Showing posts with label we're going to die. Show all posts
Showing posts with label we're going to die. Show all posts

Wednesday, November 17, 2010

What did you name your car?

Okay, I know you've done it. You've given your car a name. Ever wonder WHY exactly we do this? My theory is, it's the 'Adam-complex.' (Freud missed this one completely.) It seems that ever since God asked Adam to name all the animals we've been naming everything in sight.

When I first met my future husband, Peter, he was driving something he called The Higgen-bomb. Affectionately named after the guy that sold it to him, Peter bought this wreck for $1 but then found .35 cents in the vehicle as he was cleaning it up. What a bargain! At the time, I hardly knew Peter, but agreed to write a story for this young editor and his fledgling newspaper, City Light News. It would be my premiere piece of published journalism. But first, I needed to survive the drive to the interview.

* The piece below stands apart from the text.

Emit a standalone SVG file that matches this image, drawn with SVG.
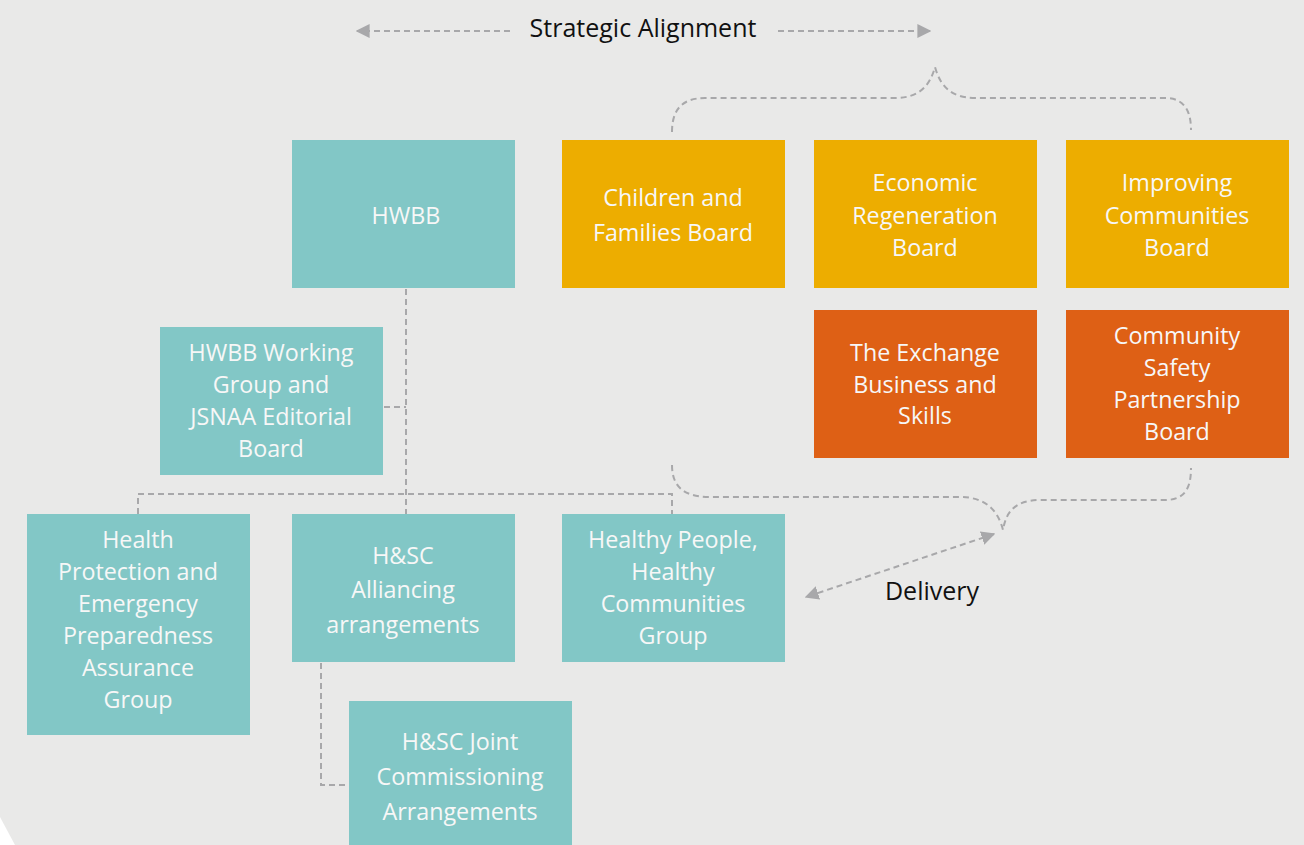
<svg xmlns="http://www.w3.org/2000/svg" width="1304" height="845" viewBox="0 0 1304 845">
<style>
.teal{fill:#82C7C6}
.gold{fill:#EDAD00}
.orange{fill:#DE6015}
.t{font-family:"Open Sans","Noto Sans","Liberation Sans",sans-serif;font-size:23.3px;fill:#F7F7F7;text-anchor:middle}
.lbl{font-family:"Open Sans","Noto Sans","Liberation Sans",sans-serif;font-size:25px;fill:#111;text-anchor:middle}
.c{fill:none;stroke:#A8A8AA;stroke-width:2;stroke-dasharray:6 4}
</style>
<defs>
<marker id="ah" viewBox="0 0 10 10" refX="9" refY="5" markerWidth="7" markerHeight="7" orient="auto-start-reverse" markerUnits="strokeWidth">
<path d="M0,0 L10,5 L0,10 z" fill="#A8A8AA"/>
</marker>
</defs>
<rect width="1304" height="845" fill="#E9E9E8"/>
<polygon points="0,817 15,845 0,845" fill="#FFFFFF"/>

<g id="connectors">
<path class="c" d="M406,289 V514"/>
<path class="c" d="M384,407 H406"/>
<path class="c" d="M138,514 V494 H672 V514"/>
<path class="c" d="M321,663 V785 H349"/>
<path class="c" d="M510,31 H357" marker-end="url(#ah)"/>
<path class="c" d="M778,31 H930" marker-end="url(#ah)"/>
<path class="c" d="M672,132 C672,112 680,98 705,98 H895 C920,98 930,85 935,67 C940,85 950,98 975,98 H1165 C1185,98 1191,112 1191,130"/>
<path class="c" d="M672,465 C672,485 682,497 710,497 H960 C985,497 998,510 1003,530 C1006,512 1015,500 1040,500 H1165 C1185,500 1191,488 1191,468"/>
<path class="c" d="M994,534 L806,597" marker-start="url(#ah)" marker-end="url(#ah)"/>
</g>

<text class="lbl" x="643" y="37">Strategic Alignment</text>
<text class="lbl" x="932" y="600">Delivery</text>

<g id="hwbb"><rect class="teal" x="292" y="140" width="223" height="148"/>
<text class="t" x="406" y="224">HWBB</text></g>

<g id="children"><rect class="gold" x="562" y="140" width="223" height="148"/>
<text class="t" x="673" y="206">Children and</text>
<text class="t" x="673" y="241">Families Board</text></g>

<g id="economic"><rect class="gold" x="814" y="140" width="223" height="148"/>
<text class="t" x="925" y="191">Economic</text>
<text class="t" x="925" y="224">Regeneration</text>
<text class="t" x="925" y="256">Board</text></g>

<g id="improving"><rect class="gold" x="1066" y="140" width="223" height="148"/>
<text class="t" x="1177" y="191">Improving</text>
<text class="t" x="1177" y="224">Communities</text>
<text class="t" x="1177" y="256">Board</text></g>

<g id="exchange"><rect class="orange" x="814" y="310" width="223" height="148"/>
<text class="t" x="925" y="361">The Exchange</text>
<text class="t" x="925" y="393">Business and</text>
<text class="t" x="925" y="424">Skills</text></g>

<g id="community-safety"><rect class="orange" x="1066" y="310" width="223" height="148"/>
<text class="t" x="1177" y="344">Community</text>
<text class="t" x="1177" y="376">Safety</text>
<text class="t" x="1177" y="408">Partnership</text>
<text class="t" x="1177" y="440">Board</text></g>

<g id="working-group"><rect class="teal" x="160" y="327" width="223" height="148"/>
<text class="t" x="271" y="361">HWBB Working</text>
<text class="t" x="271" y="393">Group and</text>
<text class="t" x="271" y="425">JSNAA Editorial</text>
<text class="t" x="271" y="457">Board</text></g>

<g id="health-protection"><rect class="teal" x="27" y="514" width="223" height="221"/>
<text class="t" x="138" y="548">Health</text>
<text class="t" x="138" y="580">Protection and</text>
<text class="t" x="138" y="612">Emergency</text>
<text class="t" x="138" y="644">Preparedness</text>
<text class="t" x="138" y="676">Assurance</text>
<text class="t" x="138" y="708">Group</text></g>

<g id="alliancing"><rect class="teal" x="292" y="514" width="223" height="148"/>
<text class="t" x="403" y="564">H&amp;SC</text>
<text class="t" x="403" y="598">Alliancing</text>
<text class="t" x="403" y="633">arrangements</text></g>

<g id="healthy-people"><rect class="teal" x="562" y="514" width="223" height="148"/>
<text class="t" x="673" y="548">Healthy People,</text>
<text class="t" x="673" y="580">Healthy</text>
<text class="t" x="673" y="612">Communities</text>
<text class="t" x="673" y="644">Group</text></g>

<g id="joint-commissioning"><rect class="teal" x="349" y="701" width="223" height="150"/>
<text class="t" x="460" y="750">H&amp;SC Joint</text>
<text class="t" x="460" y="785">Commissioning</text>
<text class="t" x="460" y="820">Arrangements</text></g>
</svg>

The Higgen-bomb was a standard Ford Maverick that didn't have any brakes...Have you noticed how people often get a vehicle that mirrors their own personality? I soon found out Peter was an active communicator. He enjoys expressing his viewpoint and looks frequently at his passenger(s) to gauge their response. In fact, on this first drive together he spent more time looking at me than at the road. He was chatting, shifting, waving his hands in the air to make a point, using the emergency brake at every stop and glancing at me constantly. Within five minutes of us 'hitting' the road, I knew we were going to die...

Peter had bought the Higgen-bomb after he found out his van was guzzling way too much gas. He only owned this van for a few short months before it's lifespan seemed about to end. The van was wheezing its last breaths, limping along the roads. Three different mechanics told him it was engine trouble. So Peter drove to Cochrane where a friend provided him with an engine and was going to install it for free. But first they decided to check out the possibility that it was only a disconnected valve. Sure enough, it was fixed in minutes and resurrected from the dead. Quickly christened 'Lazarus' Peter soon thought it more appropriate to rename it Lazarust!

In the 20 years Peter and I have been married, we've only owned three vehicles, but all have had special terms of endearment. Peter bought the Sprint the week we started going out. He's always remarked what a good week that was. It was our 'happy car.' (No, not because of that.) It got it's name after we were married and Peter had a minor altercation with an SUV that left the hood of the Sprint slightly bent. We decided that rather than fix it we would just bungee cord the hood down. Unfortunately, when we were driving on the highway, the increased air current would lift the hood up. When the winter sun was setting, and a long shadow of the car could be seen on the side of the road, the raised hood made it look like it was smiling.

After the Sprint came the Spirit. With plush seats, cruise control and air-conditioning, we had landed in the lap of luxury. I would wash this car frequently as I didn't want to have an 'unclean Spirit' around. And whenever we went for a drive, we would go wherever the Spirit would lead us...

The Saturn was next, (getting the "S" trend?) and it has been out of this world! We bought this car on December 31st at 4 pm, 2002 (talk to Peter about this) and have had virtually no extra costs so we plan to drive it into the ground, or to the stars, whichever comes first.

Ask almost anyone what they have named their car or truck and you'll get an interesting story. So will you tell me yours?